Writer's Edit

A newsletter for novel writers looking for inspiration and advice on their creative journey.



Authors Write Open Letter to PM

Some of the biggest names in Australian literature are confronting the Prime Minister on the his recent budget cuts to the Arts. Hannah Kent, Michelle de Kretser, Angela Meyer, Benjamin Law and Christos Tsiolkas were among many others who signed a letter addressed to Tony Abbott, Joe Hockey and George Brandis… Read on:

Dear prime minister Tony Abbott, treasurer Joe Hockey and minister for arts George Brandis,

We view with dismay the many proposed changes to health, education and welfare support announced in the 2014 budget, and fear that the consequences these changes are likely to have will be dire for our most vulnerable citizens: the young, the elderly, the disadvantaged and Indigenous Australians.

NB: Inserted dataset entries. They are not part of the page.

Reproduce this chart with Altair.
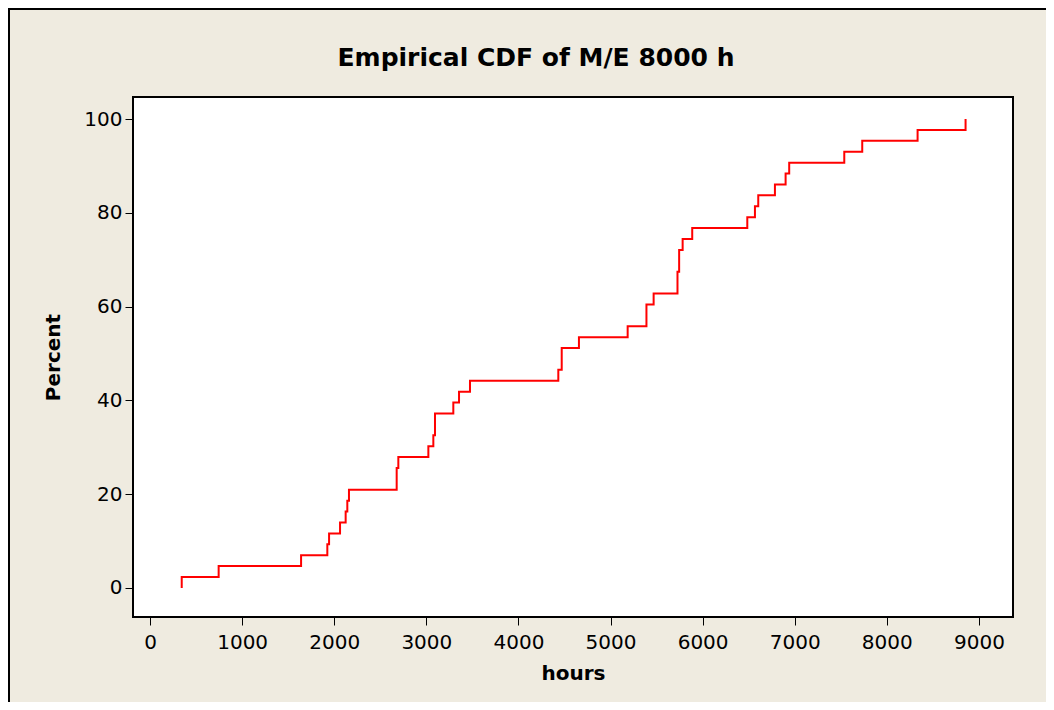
import altair as alt
import pandas as pd

# Observed failure times (hours), read from the step positions of the ECDF
hours = [344, 745, 1640, 1925, 1944, 2063, 2124, 2142, 2160,
         2678, 2678, 2696, 3022, 3076, 3094, 3094, 3293, 3355, 3474,
         4433, 4470, 4470, 4657, 5186, 5390, 5390, 5468,
         5727, 5727, 5745, 5745, 5783, 5887,
         6485, 6568, 6604, 6785, 6901, 6940, 7538, 7733, 8334, 8855]

x_ticks = [0, 1000, 2000, 3000, 4000, 5000, 6000, 7000, 8000, 9000]
y_ticks = [0, 20, 40, 60, 80, 100]
title_text = "Empirical CDF of M/E 8000 h"

# empirical CDF (percent) of the sample
s = pd.Series(sorted(hours))
n = len(s)
counts = s.value_counts().sort_index()
cum = counts.cumsum() / n * 100
df = pd.DataFrame({"hours": [counts.index[0]] + list(counts.index),
                   "percent": [0.0] + list(cum.values)})
df["order"] = range(len(df))

FONT = "DejaVu Sans"
BG = "#EFEBE0"

line = alt.Chart(df).mark_line(color="#FF0000", strokeWidth=2,
                               interpolate="step-after").encode(
    x=alt.X("hours:Q", title="hours",
            scale=alt.Scale(domain=[-185, 9370], nice=False, zero=False),
            axis=alt.Axis(values=x_ticks, format="d")),
    y=alt.Y("percent:Q", title="Percent",
            scale=alt.Scale(domain=[-6.2, 104.7], nice=False, zero=False),
            axis=alt.Axis(values=y_ticks, format="d")),
    order="order:Q",
)

frame_left = alt.Chart(df).mark_rule(color="black", strokeWidth=2).encode(
    x=alt.value(-124), y=alt.value(-89), y2=alt.value(605))
frame_top = alt.Chart(df).mark_rule(color="black", strokeWidth=2).encode(
    x=alt.value(-125), x2=alt.value(913), y=alt.value(-88))

title = alt.Chart(pd.DataFrame({"t": [title_text]})).mark_text(
    font=FONT, fontSize=25, fontWeight="bold", color="black",
    align="center", baseline="middle").encode(
    text="t:N", x=alt.value(403), y=alt.value(-39))

chart = (frame_left + frame_top + line + title).properties(
    width=880, height=520,
    autosize=alt.AutoSizeParams(type="none"),
    padding={"left": 125, "top": 89, "right": 33, "bottom": 85},
    background=BG,
).configure_view(
    fill="white", stroke="black", strokeWidth=2
).configure_axis(
    grid=False, domain=False, ticks=True, tickColor="black", tickSize=8,
    tickWidth=1, labelFont=FONT, labelFontSize=20, labelColor="black",
    titleFont=FONT, titleFontSize=20, titleFontWeight="bold",
    titleColor="black"
).configure_axisX(
    labelPadding=7, titlePadding=11
).configure_axisY(
    labelPadding=3, titlePadding=20
)

chart.save("out.html", embed_options={"renderer": "svg", "actions": False})
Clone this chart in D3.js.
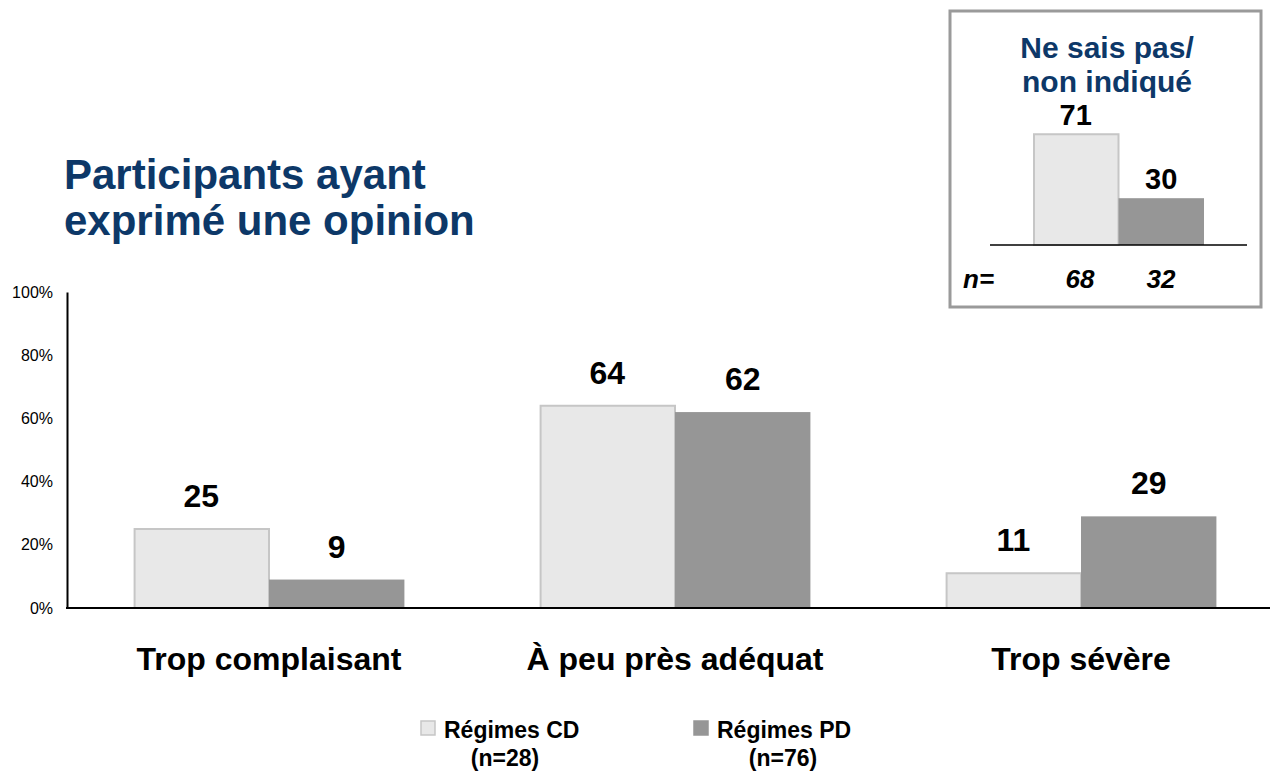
<!DOCTYPE html>
<html>
<head>
<meta charset="utf-8">
<script src="https://cdn.jsdelivr.net/npm/d3@7"></script>
<style>
  body { margin: 0; background: #fff; }
  svg { font-family: "Liberation Sans", Arial, sans-serif; }
</style>
</head>
<body>
<svg id="chart" width="1270" height="772"></svg>
<script>
// data
var categories = ["Trop complaisant", "À peu près adéquat", "Trop sévère"];
var seriesNames = ["Régimes CD", "Régimes PD"];
var seriesN = ["(n=28)", "(n=76)"];
var cdValues = [25, 64, 11];
var pdValues = [9, 62, 29];
var yTicks = [0, 20, 40, 60, 80, 100];

// inset "ne sais pas"
var insetValues = [71, 30];
var insetN = ["68", "32"];

var navy = "#0d3868";
var fills = ["#e8e8e8", "#969696"];
var strokes = ["#c6c6c6", "#969696"];
var font = "Liberation Sans, Arial, sans-serif";

var svg = d3.select("#chart");

// title
svg.append("text")
  .attr("x", 64).attr("y", 189)
  .attr("fill", navy).attr("font-size", 42).attr("font-weight", "bold")
  .selectAll("tspan")
  .data(["Participants ayant", "exprimé une opinion"])
  .join("tspan")
  .attr("x", 64)
  .attr("dy", function(d, i) { return i ? 46 : 0; })
  .text(function(d) { return d; });

// main chart
var x0 = d3.scaleBand().domain(categories).range([66, 1284]).paddingInner(0.333).paddingOuter(0.1665);
var x1 = d3.scaleBand().domain(seriesNames).range([0, x0.bandwidth()]);
var y = d3.scaleLinear().domain([0, 100]).range([608, 292]);

var rows = categories.map(function(c, i) {
  return { cat: c, vals: [cdValues[i], pdValues[i]] };
});

var g = svg.append("g");

var groups = g.selectAll("g.grp").data(rows).join("g")
  .attr("class", "grp")
  .attr("transform", function(d) { return "translate(" + x0(d.cat) + ",0)"; });

groups.selectAll("rect").data(function(d) { return d.vals; }).join("rect")
  .attr("x", function(d, i) { return x1(seriesNames[i]) + (i === 0 ? 1 : 0); })
  .attr("y", function(d) { return y(d); })
  .attr("width", function(d, i) { return x1.bandwidth() - (i === 0 ? 1 : 0); })
  .attr("height", function(d) { return y(0) - y(d); })
  .attr("fill", function(d, i) { return fills[i]; })
  .attr("stroke", function(d, i) { return strokes[i]; })
  .attr("stroke-width", function(d, i) { return i === 0 ? 2 : 0; });

groups.selectAll("text.val").data(function(d) { return d.vals; }).join("text")
  .attr("class", "val")
  .attr("x", function(d, i) { return x1(seriesNames[i]) + x1.bandwidth() / 2; })
  .attr("y", function(d) { return y(d) - 22; })
  .attr("text-anchor", "middle")
  .attr("font-size", 32).attr("font-weight", "bold")
  .text(function(d) { return d; });

// y axis
var yAxis = d3.axisLeft(y).tickValues(yTicks).tickSize(0).tickPadding(14)
  .tickFormat(function(d) { return d + "%"; });
var ya = svg.append("g").attr("transform", "translate(67,0)").call(yAxis)
  .attr("font-size", 16).attr("font-family", font);
ya.select(".domain").attr("stroke", "#000").attr("stroke-width", 2);
ya.selectAll("text").attr("fill", "#000");

// baseline
svg.append("line")
  .attr("x1", 66).attr("x2", 1270)
  .attr("y1", y(0)).attr("y2", y(0))
  .attr("stroke", "#000").attr("stroke-width", 2);

// category labels
var xAxis = d3.axisBottom(x0).tickSize(0).tickPadding(0);
var xa = svg.append("g").attr("transform", "translate(0,670)").call(xAxis)
  .attr("font-size", 32).attr("font-weight", "bold").attr("font-family", font);
xa.select(".domain").remove();
xa.selectAll("text").attr("fill", "#000").attr("dy", 0);

// legend
var legX = [420, 693];
var legNx = [85, 90];
var leg = svg.selectAll("g.leg").data(seriesNames).join("g")
  .attr("class", "leg")
  .attr("transform", function(d, i) { return "translate(" + legX[i] + ",720)"; });
leg.append("rect")
  .attr("x", 1).attr("y", 1).attr("width", 14).attr("height", 14)
  .attr("fill", function(d, i) { return fills[i]; })
  .attr("stroke", function(d, i) { return strokes[i]; })
  .attr("stroke-width", 1.5);
leg.append("text")
  .attr("x", 24).attr("y", 18)
  .attr("font-size", 23).attr("font-weight", "bold")
  .text(function(d) { return d; });
leg.append("text")
  .attr("x", function(d, i) { return legNx[i]; }).attr("y", 46)
  .attr("text-anchor", "middle")
  .attr("font-size", 23).attr("font-weight", "bold")
  .text(function(d, i) { return seriesN[i]; });

// inset box
var inset = svg.append("g");
inset.append("rect")
  .attr("x", 950).attr("y", 11).attr("width", 311).attr("height", 296)
  .attr("fill", "#fff").attr("stroke", "#9a9a9a").attr("stroke-width", 3);

inset.append("text")
  .attr("text-anchor", "middle")
  .attr("fill", navy).attr("font-size", 30).attr("font-weight", "bold")
  .selectAll("tspan").data(["Ne sais pas/", "non indiqué"]).join("tspan")
  .attr("x", 1107)
  .attr("y", function(d, i) { return 58 + i * 34; })
  .text(function(d) { return d; });

var ix = d3.scaleBand().domain(seriesNames).range([1033, 1204]);
var iy = d3.scaleLinear().domain([0, 100]).range([245, 89]);

inset.selectAll("rect.ib").data(insetValues).join("rect")
  .attr("class", "ib")
  .attr("x", function(d, i) { return ix(seriesNames[i]) + (i === 0 ? 1 : 0); })
  .attr("y", function(d) { return iy(d); })
  .attr("width", function(d, i) { return ix.bandwidth() - (i === 0 ? 1 : 0); })
  .attr("height", function(d) { return iy(0) - iy(d); })
  .attr("fill", function(d, i) { return fills[i]; })
  .attr("stroke", function(d, i) { return strokes[i]; })
  .attr("stroke-width", function(d, i) { return i === 0 ? 2 : 0; });

inset.selectAll("text.iv").data(insetValues).join("text")
  .attr("class", "iv")
  .attr("x", function(d, i) { return ix(seriesNames[i]) + ix.bandwidth() / 2; })
  .attr("y", function(d) { return iy(d) - 9; })
  .attr("text-anchor", "middle")
  .attr("font-size", 29).attr("font-weight", "bold")
  .text(function(d) { return d; });

inset.append("line")
  .attr("x1", 990).attr("x2", 1247).attr("y1", 245).attr("y2", 245)
  .attr("stroke", "#000").attr("stroke-width", 1.5);

inset.append("text")
  .attr("x", 963).attr("y", 288)
  .attr("font-size", 26).attr("font-weight", "bold").attr("font-style", "italic")
  .text("n=");
inset.selectAll("text.in").data(insetN).join("text")
  .attr("class", "in")
  .attr("x", function(d, i) { return i === 0 ? 1080 : 1161; })
  .attr("y", 288)
  .attr("text-anchor", "middle")
  .attr("font-size", 26).attr("font-weight", "bold").attr("font-style", "italic")
  .text(function(d) { return d; });
</script>
</body>
</html>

We also strongly object to the reduction in arts funding, specifically the Australia Council’s loss of $28.2m (not to mention the attack on Australian screen culture with cuts of $38m to Screen Australia’s budget and a massive $120m cut from the ABC and SBS over the coming four years). This decrease in federal support will be devastating to those who make art of any kind in this country, and many important works, works that would inform national debate and expand the horizons of Australia and its citizens, will simply never be made. Ultimately, these cuts will impoverish Australian culture and society.

Cutting the support the Australia Council offers will mean the loss of libraries, galleries, museums, concerts, regional tours, writing centres, and community and regional arts centres. In 2009, 11m people visited an art gallery. To give that number context, it’s more people than went to the AFL and NRL combined. Those numbers tell us what many already know: that art is as crucial a part of our national identity as sport. Australians are passionate about creating, attending, consuming and investing in art.

The sector is “central to the social life of Australians”, as last year’s Creative Australia policy noted, and “an increasingly important part of the economic mainstream”. Following two comprehensive government reviews and a long process of consultation, the Creative Australia policy had promised to invest an additional $200m in the sector; there is no mention of this additional funding in the current budget.”